Source data ::
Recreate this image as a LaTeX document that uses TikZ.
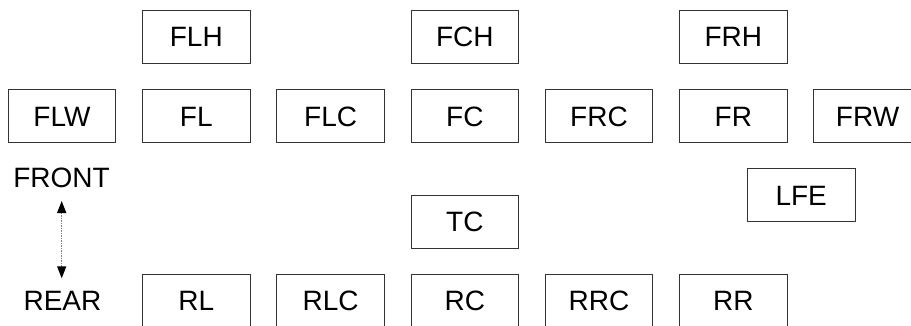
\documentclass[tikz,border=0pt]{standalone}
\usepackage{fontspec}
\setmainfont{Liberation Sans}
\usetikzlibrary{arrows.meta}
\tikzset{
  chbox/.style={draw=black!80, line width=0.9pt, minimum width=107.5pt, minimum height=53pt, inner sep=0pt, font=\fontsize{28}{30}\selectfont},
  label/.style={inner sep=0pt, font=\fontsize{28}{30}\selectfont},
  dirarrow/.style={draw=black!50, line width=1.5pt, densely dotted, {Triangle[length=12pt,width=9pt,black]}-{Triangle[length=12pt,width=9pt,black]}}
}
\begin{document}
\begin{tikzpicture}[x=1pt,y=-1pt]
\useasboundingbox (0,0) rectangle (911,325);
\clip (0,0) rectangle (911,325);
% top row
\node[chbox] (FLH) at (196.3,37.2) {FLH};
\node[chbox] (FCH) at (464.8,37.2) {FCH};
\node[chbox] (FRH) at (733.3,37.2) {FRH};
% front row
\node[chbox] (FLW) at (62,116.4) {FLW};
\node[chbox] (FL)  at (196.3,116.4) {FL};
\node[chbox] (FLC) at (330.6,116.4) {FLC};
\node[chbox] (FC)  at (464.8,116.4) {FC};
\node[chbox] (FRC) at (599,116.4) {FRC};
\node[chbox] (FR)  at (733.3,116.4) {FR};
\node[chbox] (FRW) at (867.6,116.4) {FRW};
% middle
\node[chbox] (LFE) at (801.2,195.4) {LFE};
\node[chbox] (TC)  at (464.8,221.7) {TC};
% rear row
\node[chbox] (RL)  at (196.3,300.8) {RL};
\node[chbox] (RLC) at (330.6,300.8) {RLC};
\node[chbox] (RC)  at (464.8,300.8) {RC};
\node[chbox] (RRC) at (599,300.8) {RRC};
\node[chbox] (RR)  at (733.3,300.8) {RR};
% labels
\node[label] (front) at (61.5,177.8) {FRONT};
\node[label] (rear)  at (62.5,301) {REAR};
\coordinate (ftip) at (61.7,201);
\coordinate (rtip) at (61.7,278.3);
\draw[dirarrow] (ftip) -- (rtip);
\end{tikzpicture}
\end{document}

Task to complete ::
Every line of the material is to be quoted exactly, with no pictures carried over.

Exercise answer ::
Recreate this image as a LaTeX document that uses TikZ.
\documentclass[tikz,border=0pt]{standalone}
\usepackage{fontspec}
\setmainfont{Liberation Sans}
\usetikzlibrary{arrows.meta}
\tikzset{
  chbox/.style={draw=black!80, line width=0.9pt, minimum width=107.5pt, minimum height=53pt, inner sep=0pt, font=\fontsize{28}{30}\selectfont},
  label/.style={inner sep=0pt, font=\fontsize{28}{30}\selectfont},
  dirarrow/.style={draw=black!50, line width=1.5pt, densely dotted, {Triangle[length=12pt,width=9pt,black]}-{Triangle[length=12pt,width=9pt,black]}}
}
\begin{document}
\begin{tikzpicture}[x=1pt,y=-1pt]
\useasboundingbox (0,0) rectangle (911,325);
\clip (0,0) rectangle (911,325);
% top row
\node[chbox] (FLH) at (196.3,37.2) {FLH};
\node[chbox] (FCH) at (464.8,37.2) {FCH};
\node[chbox] (FRH) at (733.3,37.2) {FRH};
% front row
\node[chbox] (FLW) at (62,116.4) {FLW};
\node[chbox] (FL)  at (196.3,116.4) {FL};
\node[chbox] (FLC) at (330.6,116.4) {FLC};
\node[chbox] (FC)  at (464.8,116.4) {FC};
\node[chbox] (FRC) at (599,116.4) {FRC};
\node[chbox] (FR)  at (733.3,116.4) {FR};
\node[chbox] (FRW) at (867.6,116.4) {FRW};
% middle
\node[chbox] (LFE) at (801.2,195.4) {LFE};
\node[chbox] (TC)  at (464.8,221.7) {TC};
% rear row
\node[chbox] (RL)  at (196.3,300.8) {RL};
\node[chbox] (RLC) at (330.6,300.8) {RLC};
\node[chbox] (RC)  at (464.8,300.8) {RC};
\node[chbox] (RRC) at (599,300.8) {RRC};
\node[chbox] (RR)  at (733.3,300.8) {RR};
% labels
\node[label] (front) at (61.5,177.8) {FRONT};
\node[label] (rear)  at (62.5,301) {REAR};
\coordinate (ftip) at (61.7,201);
\coordinate (rtip) at (61.7,278.3);
\draw[dirarrow] (ftip) -- (rtip);
\end{tikzpicture}
\end{document}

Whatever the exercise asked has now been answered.